Given exercise -> Below is a listing. Return the lines from the one that contains "Convert this chart to D3.js code." to the one that contains "6000, 7000, 8000];", both ends included, verbatim and with no pictures.

Data supplied ->
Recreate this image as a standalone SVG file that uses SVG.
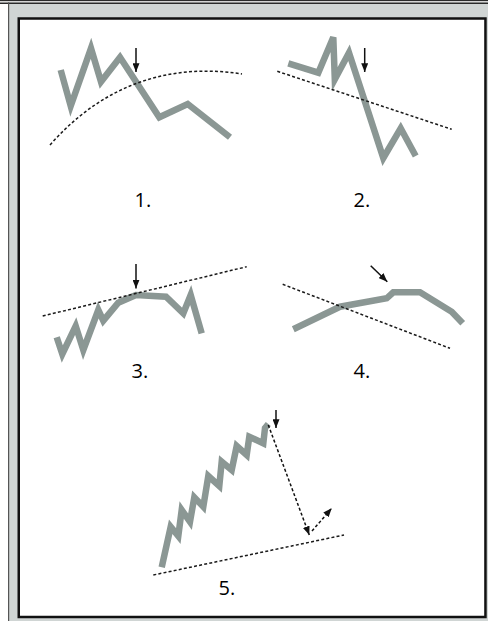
<svg xmlns="http://www.w3.org/2000/svg" width="488" height="621" viewBox="0 0 488 621">
<style>
.price{fill:none;stroke:#8b9794;stroke-width:6.5;stroke-linejoin:miter;stroke-linecap:butt}
.trend{fill:none;stroke:#1a1a1a;stroke-width:1.5;stroke-dasharray:3 2.2}
.arrow{fill:none;stroke:#111;stroke-width:1.5;marker-end:url(#ah)}
.darrow{fill:none;stroke:#111;stroke-width:1.5;stroke-dasharray:3 2.2;marker-end:url(#ah)}
.lbl{font-family:"Open Sans","Noto Sans","Liberation Sans",sans-serif;font-size:20px;fill:#000}
</style>
<defs>
<marker id="ah" viewBox="0 0 10 8" refX="10" refY="4" markerWidth="9" markerHeight="7" markerUnits="userSpaceOnUse" orient="auto">
<path d="M0,0 L10,4 L0,8 z" fill="#111"/>
</marker>
</defs>
<g id="frame">
<rect x="0" y="0" width="488" height="621" fill="#ffffff"/>
<rect x="0" y="0" width="488" height="1.2" fill="#2a2a2a"/>
<rect x="8" y="2.5" width="480" height="618.5" fill="#d0d5d4"/>
<rect x="0" y="2.5" width="488" height="1.5" fill="#2a2a2a"/>
<rect x="8" y="2.5" width="1.2" height="618.5" fill="#555"/>
<rect x="18.75" y="18.5" width="466.7" height="598.5" fill="#ffffff" stroke="#111" stroke-width="2.5"/>
</g>
<g id="chart1">
<polyline class="price" points="60.7,70 70.7,106 91,48.3 101,81.7 120,57.3 159.3,117.3 187.7,104 230,137.3"/>
<path class="trend" d="M50,145 C100,88 165,62 242,74"/>
<line class="arrow" x1="136" y1="48" x2="136" y2="72"/>
<text class="lbl" x="134.5" y="206.5">1.</text>
</g>
<g id="chart2">
<polyline class="price" points="288.3,63.3 318.3,72.7 333.3,37.3 334.8,79.3 349,52.7 383.3,158 400.7,128.3 415.7,156"/>
<line class="trend" x1="277.3" y1="71.3" x2="451.7" y2="129.3"/>
<line class="arrow" x1="364.7" y1="48" x2="364.7" y2="72"/>
<text class="lbl" x="353.5" y="206.5">2.</text>
</g>
<g id="chart3">
<polyline class="price" points="56.7,337.3 62.3,354 75.7,326 83.3,350 98.3,310 103.3,320.7 118.3,302.7 136,295 166,296.7 183.3,313.3 190.7,295 201.7,333.3"/>
<line class="trend" x1="42.7" y1="316" x2="246.7" y2="266.7"/>
<line class="arrow" x1="136" y1="264" x2="136" y2="288.5"/>
<text class="lbl" x="131.5" y="377.5">3.</text>
</g>
<g id="chart4">
<polyline class="price" points="293.3,329.3 340,306.7 386.7,298.3 393.3,292.3 420,292.3 451.7,311.7 462.7,323.3"/>
<line class="trend" x1="282.7" y1="284.3" x2="450" y2="348.3"/>
<line class="arrow" x1="370.7" y1="265.7" x2="387.3" y2="281.7"/>
<text class="lbl" x="353.5" y="377.5">4.</text>
</g>
<g id="chart5">
<polyline class="price" points="161.7,567.3 170.7,526.7 178.3,536 181.7,510 190,521.7 194.3,497.3 203.3,506.7 208.3,476 219.3,486 221.7,461.7 231.7,470 236.7,446 246.7,455 249.3,436.7 263.3,443.3 265,428 268.3,424"/>
<line class="trend" x1="153.3" y1="575" x2="344" y2="535"/>
<text class="lbl" x="218.5" y="595">5.</text>
</g>
<g id="connectors">
<line class="arrow" x1="276" y1="410" x2="276" y2="428"/>
<line class="darrow" x1="268.3" y1="425" x2="309.3" y2="535"/>
<line class="darrow" x1="312" y1="531" x2="331.7" y2="508.3"/>
</g>
</svg>
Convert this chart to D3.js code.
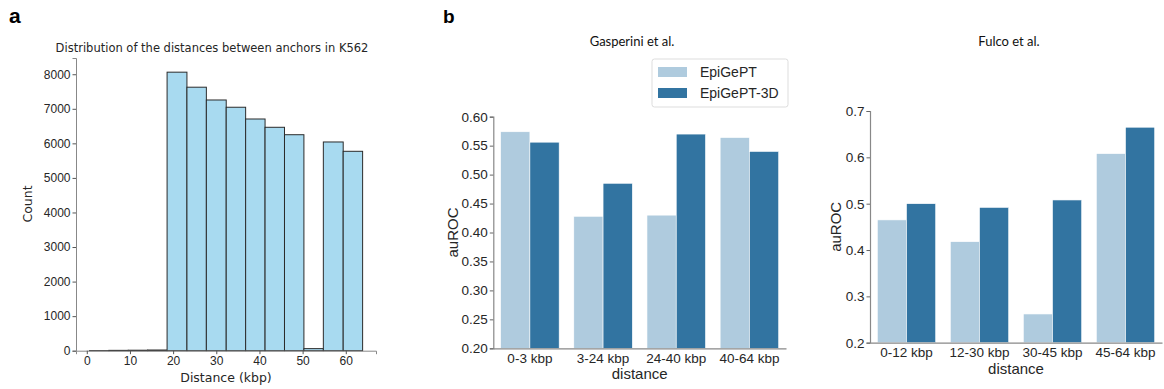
<!DOCTYPE html>
<html>
<head>
<meta charset="utf-8">
<script src="https://cdn.jsdelivr.net/npm/d3@7"></script>
<style>
  body { margin: 0; background: #fff; }
  svg { display: block; }
</style>
</head>
<body>
<div id="chart"></div>
<script>
// histogram of anchor distances (panel a)
const binEdges = [0.6, 5.1, 9.6, 14.1, 18.6, 23.2, 27.7, 32.3, 36.8, 41.3, 45.8, 50.3, 54.8, 59.4, 63.9];
const binCounts = [2, 10, 14, 20, 8060, 7625, 7255, 7045, 6705, 6465, 6250, 60, 6040, 5770];
const histXTicks = [0, 10, 20, 30, 40, 50, 60];
const histYTicks = [0, 1000, 2000, 3000, 4000, 5000, 6000, 7000, 8000];

// auROC bars (panel b)
const models = ["EpiGePT", "EpiGePT-3D"];
const gasperiniCats = ["0-3 kbp", "3-24 kbp", "24-40 kbp", "40-64 kbp"];
const gasperiniBase = [0.574, 0.428, 0.430, 0.564];
const gasperini3D = [0.556, 0.485, 0.570, 0.540];
const gasperiniTicks = [0.20, 0.25, 0.30, 0.35, 0.40, 0.45, 0.50, 0.55, 0.60];
const fulcoCats = ["0-12 kbp", "12-30 kbp", "30-45 kbp", "45-64 kbp"];
const fulcoBase = [0.465, 0.418, 0.262, 0.608];
const fulco3D = [0.500, 0.492, 0.508, 0.665];
const fulcoTicks = [0.2, 0.3, 0.4, 0.5, 0.6, 0.7];

const COLORS = { light: "#afcbde", dark: "#3274a1", hist: "#a8daf0" };
const W = 1164, H = 389;

const svg = d3.select("#chart").append("svg")
  .attr("width", W).attr("height", H);

// ---------- panel a ----------
const ax = d3.scaleLinear().domain([-2.5, 67]).range([76, 376]);
const ay = d3.scaleLinear().domain([0, 8470]).range([350.7, 58]);
const ga = svg.append("g").style("font-family", "'DejaVu Sans', sans-serif");

const bins = binCounts.map((c, i) => ({ x0: binEdges[i], x1: binEdges[i + 1], c }));
ga.selectAll("rect.bin").data(bins).enter().append("rect")
  .attr("class", "bin")
  .attr("x", d => ax(d.x0))
  .attr("width", d => ax(d.x1) - ax(d.x0))
  .attr("y", d => ay(d.c))
  .attr("height", d => ay(0) - ay(d.c))
  .attr("fill", COLORS.hist)
  .attr("stroke", "#2b2b2b")
  .attr("stroke-width", 1);

const axA = ga.append("g").attr("transform", `translate(0,${ay(0)})`)
  .call(d3.axisBottom(ax).tickValues(histXTicks).tickFormat(d3.format("d")).tickSize(3.5).tickPadding(2));
const ayA = ga.append("g").attr("transform", `translate(${ax.range()[0]},0)`)
  .call(d3.axisLeft(ay).tickValues(histYTicks).tickFormat(d3.format("d")).tickSize(3.5).tickPadding(2));
[axA, ayA].forEach(g => {
  g.select(".domain").attr("stroke", "#888");
  g.selectAll(".tick line").attr("stroke", "#555");
  g.selectAll("text").attr("fill", "#262626").style("font-size", "12px");
});

ga.append("text").attr("x", 212).attr("y", 52).attr("text-anchor", "middle")
  .attr("fill", "#262626").style("font-size", "11.5px")
  .text("Distribution of the distances between anchors in K562");
ga.append("text").attr("x", 226).attr("y", 382).attr("text-anchor", "middle")
  .attr("fill", "#262626").style("font-size", "12.5px").text("Distance (kbp)");
ga.append("text").attr("transform", "translate(32,204) rotate(-90)")
  .attr("text-anchor", "middle").attr("fill", "#262626").style("font-size", "12.5px").text("Count");

// panel letters
svg.append("text").attr("x", 9).attr("y", 23).text("a")
  .style("font-family", "'Liberation Sans', Arial, sans-serif").style("font-weight", "bold").style("font-size", "21px");
svg.append("text").attr("x", 443).attr("y", 23).text("b")
  .style("font-family", "'Liberation Sans', Arial, sans-serif").style("font-weight", "bold").style("font-size", "19px");

// ---------- panel b ----------
function groupedBars(cfg) {
  const g = svg.append("g").style("font-family", "'Liberation Sans', Arial, sans-serif");
  const x = d3.scaleBand().domain(cfg.cats).range(cfg.xRange).padding(0);
  const sub = d3.scaleBand().domain(models).range([0, x.bandwidth() * 0.8]).padding(0);
  const y = d3.scaleLinear().domain(cfg.yDomain).range(cfg.yRange);
  const rows = cfg.cats.map((c, i) => ({ cat: c, vals: [cfg.base[i], cfg.threeD[i]] }));

  const grp = g.selectAll("g.grp").data(rows).enter().append("g")
    .attr("transform", d => `translate(${x(d.cat) + x.bandwidth() * 0.1},0)`);
  grp.selectAll("rect").data(d => d.vals.map((v, j) => ({ m: models[j], v })))
    .enter().append("rect")
    .attr("x", d => sub(d.m))
    .attr("width", sub.bandwidth())
    .attr("y", d => y(d.v))
    .attr("height", d => y(cfg.yDomain[0]) - y(d.v))
    .attr("fill", d => d.m === models[0] ? COLORS.light : COLORS.dark)
    .attr("stroke", "#fff").attr("stroke-width", 0.6);

  const xa = g.append("g").attr("transform", `translate(0,${cfg.yRange[0]})`)
    .call(d3.axisBottom(x).tickSize(0).tickPadding(5));
  const ya = g.append("g").attr("transform", `translate(${cfg.xRange[0]},0)`)
    .call(d3.axisLeft(y).tickValues(cfg.ticks).tickFormat(d3.format(cfg.fmt)).tickSize(3.5).tickPadding(2));
  [xa, ya].forEach(a => {
    a.select(".domain").attr("stroke", "#888").attr("stroke-width", 1.2);
    a.selectAll(".tick line").attr("stroke", "#666");
    a.selectAll("text").attr("fill", "#262626").style("font-size", "13.5px");
  });

  const midX = (cfg.xRange[0] + cfg.xRange[1]) / 2;
  g.append("text").attr("x", midX).attr("y", cfg.yRange[0] + 31).attr("text-anchor", "middle")
    .attr("fill", "#262626").style("font-size", "15px").text("distance");
  g.append("text").attr("transform", `translate(${cfg.labelX},${(cfg.yRange[0] + cfg.yRange[1]) / 2}) rotate(-90)`)
    .attr("text-anchor", "middle").attr("fill", "#262626").style("font-size", "15px").text("auROC");
  g.append("text").attr("x", cfg.titleX).attr("y", 46).attr("text-anchor", "middle")
    .style("font-family", "Lato, 'Open Sans', sans-serif").style("font-size", "13px")
    .attr("fill", "#111").text(cfg.title);
  return g;
}

groupedBars({
  cats: gasperiniCats, base: gasperiniBase, threeD: gasperini3D,
  xRange: [493.3, 786], yDomain: [0.2, 0.6], yRange: [348.3, 116.7],
  ticks: gasperiniTicks, fmt: ".2f", labelX: 458, titleX: 632, title: "Gasperini et al."
});
groupedBars({
  cats: fulcoCats, base: fulcoBase, threeD: fulco3D,
  xRange: [870, 1162], yDomain: [0.2, 0.7], yRange: [342.7, 111],
  ticks: fulcoTicks, fmt: ".1f", labelX: 841, titleX: 1009, title: "Fulco et al."
});

// legend
const lg = svg.append("g").attr("transform", "translate(652,59)")
  .style("font-family", "'Liberation Sans', Arial, sans-serif");
lg.append("rect").attr("width", 136).attr("height", 48).attr("rx", 2.5)
  .attr("fill", "#fff").attr("stroke", "#ddd");
models.forEach((m, i) => {
  lg.append("rect").attr("x", 6).attr("y", 8 + i * 21).attr("width", 29).attr("height", 10)
    .attr("fill", i === 0 ? COLORS.light : COLORS.dark);
  lg.append("text").attr("x", 48).attr("y", 18 + i * 21).attr("fill", "#262626")
    .style("font-size", "14px").text(m);
});
</script>
</body>
</html>
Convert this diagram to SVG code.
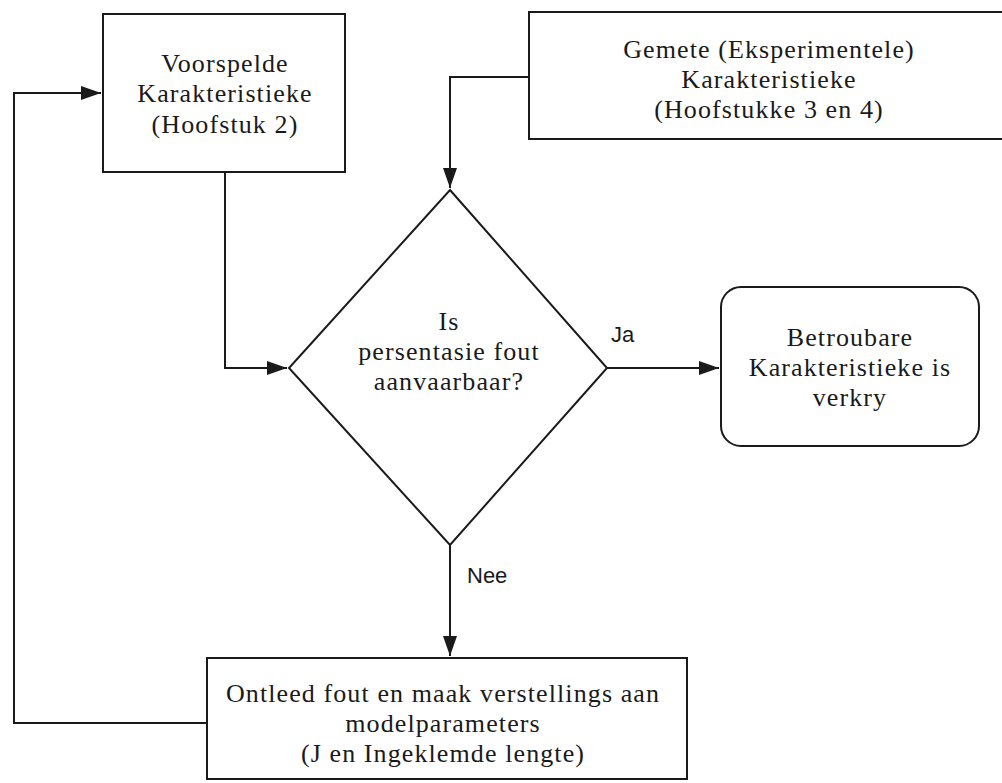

Correct answer ->
Convert this chart to D3.js code.
<!DOCTYPE html>
<html>
<head>
<meta charset="utf-8">
<script src="https://cdn.jsdelivr.net/npm/d3@7"></script>
<style>
  body { margin: 0; background: #fff; }
  svg { display: block; }
</style>
</head>
<body>
<div id="chart"></div>
<script>
// histogram of anchor distances (panel a)
const binEdges = [0.6, 5.1, 9.6, 14.1, 18.6, 23.2, 27.7, 32.3, 36.8, 41.3, 45.8, 50.3, 54.8, 59.4, 63.9];
const binCounts = [2, 10, 14, 20, 8060, 7625, 7255, 7045, 6705, 6465, 6250, 60, 6040, 5770];
const histXTicks = [0, 10, 20, 30, 40, 50, 60];
const histYTicks = [0, 1000, 2000, 3000, 4000, 5000, 6000, 7000, 8000];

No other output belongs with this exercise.